## START
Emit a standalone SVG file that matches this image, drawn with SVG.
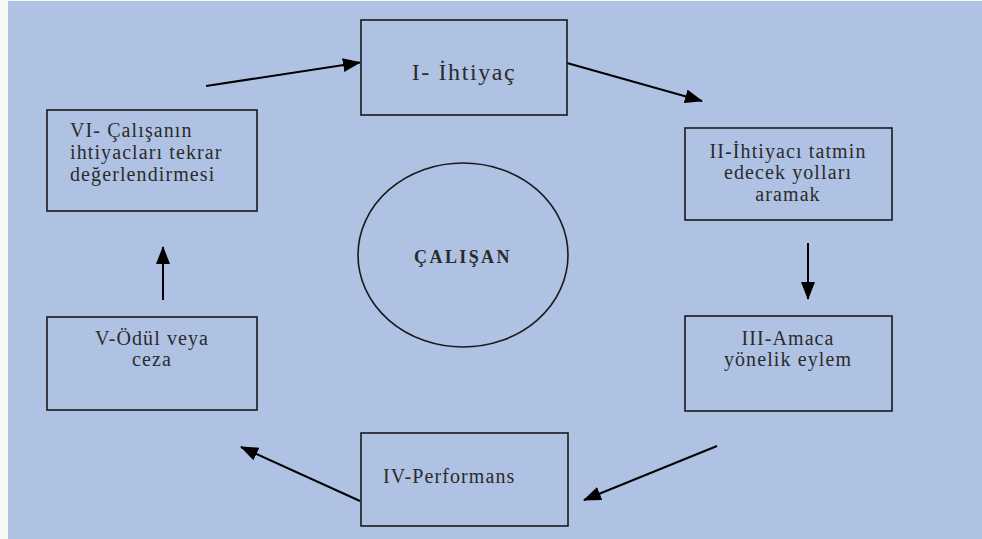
<svg xmlns="http://www.w3.org/2000/svg" width="982" height="539" viewBox="0 0 982 539">
  <defs>
    <marker id="head" markerWidth="18" markerHeight="14" refX="17" refY="7" orient="auto" markerUnits="userSpaceOnUse">
      <path d="M0,0 L18,7 L0,14 Z" fill="#000"/>
    </marker>
    <style>
      .box { fill: none; stroke: #1a1a1a; stroke-width: 1.6; }
      .lbl { font-family: "Liberation Serif", "Times New Roman", serif; font-size: 20px; fill: #2b2b2b; letter-spacing: 1.1px; }
      .mid { text-anchor: middle; }
      .link { stroke: #000; stroke-width: 2; fill: none; marker-end: url(#head); }
    </style>
  </defs>

  <!-- page and panel -->
  <rect x="0" y="0" width="982" height="539" fill="#f8f8f6"/>
  <rect x="8" y="1" width="974" height="538" fill="#b0c2e4"/>

  <g id="connectors">
    <line class="link" x1="206" y1="86" x2="360" y2="62.5"/>
    <line class="link" x1="567" y1="63" x2="702" y2="101"/>
    <line class="link" x1="808" y1="243" x2="808" y2="299"/>
    <line class="link" x1="717" y1="446" x2="584" y2="500"/>
    <line class="link" x1="360" y1="501" x2="241" y2="447"/>
    <line class="link" x1="163" y1="300" x2="163" y2="247"/>
  </g>

  <g id="node-1">
    <rect class="box" x="361" y="20" width="206" height="95"/>
    <text class="lbl" x="464" y="80" text-anchor="middle" style="font-size:24px;letter-spacing:1.6px">I- İhtiyaç</text>
  </g>

  <g id="node-2">
    <rect class="box" x="685" y="128" width="207" height="92"/>
    <text class="lbl mid" x="788" y="158">II-İhtiyacı tatmin</text>
    <text class="lbl mid" x="788" y="179">edecek yolları</text>
    <text class="lbl mid" x="788" y="201">aramak</text>
  </g>

  <g id="node-3">
    <rect class="box" x="685" y="316" width="207" height="95"/>
    <text class="lbl mid" x="788" y="345">III-Amaca</text>
    <text class="lbl mid" x="788" y="366">yönelik eylem</text>
  </g>

  <g id="node-4">
    <rect class="box" x="361" y="433" width="207" height="93"/>
    <text class="lbl" x="383" y="483">IV-Performans</text>
  </g>

  <g id="node-5">
    <rect class="box" x="47" y="317" width="210" height="93"/>
    <text class="lbl mid" x="152" y="345">V-Ödül veya</text>
    <text class="lbl mid" x="152" y="366">ceza</text>
  </g>

  <g id="node-6">
    <rect class="box" x="47" y="110" width="210" height="101"/>
    <text class="lbl" x="70" y="137">VI- Çalışanın</text>
    <text class="lbl" x="70" y="159">ihtiyacları tekrar</text>
    <text class="lbl" x="70" y="181">değerlendirmesi</text>
  </g>

  <g id="node-center">
    <ellipse cx="463" cy="255" rx="105" ry="92" fill="none" stroke="#1a1a1a" stroke-width="1.6"/>
    <text class="lbl mid" x="463" y="263" style="font-weight:bold;font-size:18px;letter-spacing:2.4px">ÇALIŞAN</text>
  </g>
</svg>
## END
Your task is to repeat the data above exactly while excluding the pictures.

- **TASK SOLUTION**
Emit a standalone SVG file that matches this image, drawn with SVG.
<svg xmlns="http://www.w3.org/2000/svg" width="982" height="539" viewBox="0 0 982 539">
  <defs>
    <marker id="head" markerWidth="18" markerHeight="14" refX="17" refY="7" orient="auto" markerUnits="userSpaceOnUse">
      <path d="M0,0 L18,7 L0,14 Z" fill="#000"/>
    </marker>
    <style>
      .box { fill: none; stroke: #1a1a1a; stroke-width: 1.6; }
      .lbl { font-family: "Liberation Serif", "Times New Roman", serif; font-size: 20px; fill: #2b2b2b; letter-spacing: 1.1px; }
      .mid { text-anchor: middle; }
      .link { stroke: #000; stroke-width: 2; fill: none; marker-end: url(#head); }
    </style>
  </defs>

  <!-- page and panel -->
  <rect x="0" y="0" width="982" height="539" fill="#f8f8f6"/>
  <rect x="8" y="1" width="974" height="538" fill="#b0c2e4"/>

  <g id="connectors">
    <line class="link" x1="206" y1="86" x2="360" y2="62.5"/>
    <line class="link" x1="567" y1="63" x2="702" y2="101"/>
    <line class="link" x1="808" y1="243" x2="808" y2="299"/>
    <line class="link" x1="717" y1="446" x2="584" y2="500"/>
    <line class="link" x1="360" y1="501" x2="241" y2="447"/>
    <line class="link" x1="163" y1="300" x2="163" y2="247"/>
  </g>

  <g id="node-1">
    <rect class="box" x="361" y="20" width="206" height="95"/>
    <text class="lbl" x="464" y="80" text-anchor="middle" style="font-size:24px;letter-spacing:1.6px">I- İhtiyaç</text>
  </g>

  <g id="node-2">
    <rect class="box" x="685" y="128" width="207" height="92"/>
    <text class="lbl mid" x="788" y="158">II-İhtiyacı tatmin</text>
    <text class="lbl mid" x="788" y="179">edecek yolları</text>
    <text class="lbl mid" x="788" y="201">aramak</text>
  </g>

  <g id="node-3">
    <rect class="box" x="685" y="316" width="207" height="95"/>
    <text class="lbl mid" x="788" y="345">III-Amaca</text>
    <text class="lbl mid" x="788" y="366">yönelik eylem</text>
  </g>

  <g id="node-4">
    <rect class="box" x="361" y="433" width="207" height="93"/>
    <text class="lbl" x="383" y="483">IV-Performans</text>
  </g>

  <g id="node-5">
    <rect class="box" x="47" y="317" width="210" height="93"/>
    <text class="lbl mid" x="152" y="345">V-Ödül veya</text>
    <text class="lbl mid" x="152" y="366">ceza</text>
  </g>

  <g id="node-6">
    <rect class="box" x="47" y="110" width="210" height="101"/>
    <text class="lbl" x="70" y="137">VI- Çalışanın</text>
    <text class="lbl" x="70" y="159">ihtiyacları tekrar</text>
    <text class="lbl" x="70" y="181">değerlendirmesi</text>
  </g>

  <g id="node-center">
    <ellipse cx="463" cy="255" rx="105" ry="92" fill="none" stroke="#1a1a1a" stroke-width="1.6"/>
    <text class="lbl mid" x="463" y="263" style="font-weight:bold;font-size:18px;letter-spacing:2.4px">ÇALIŞAN</text>
  </g>
</svg>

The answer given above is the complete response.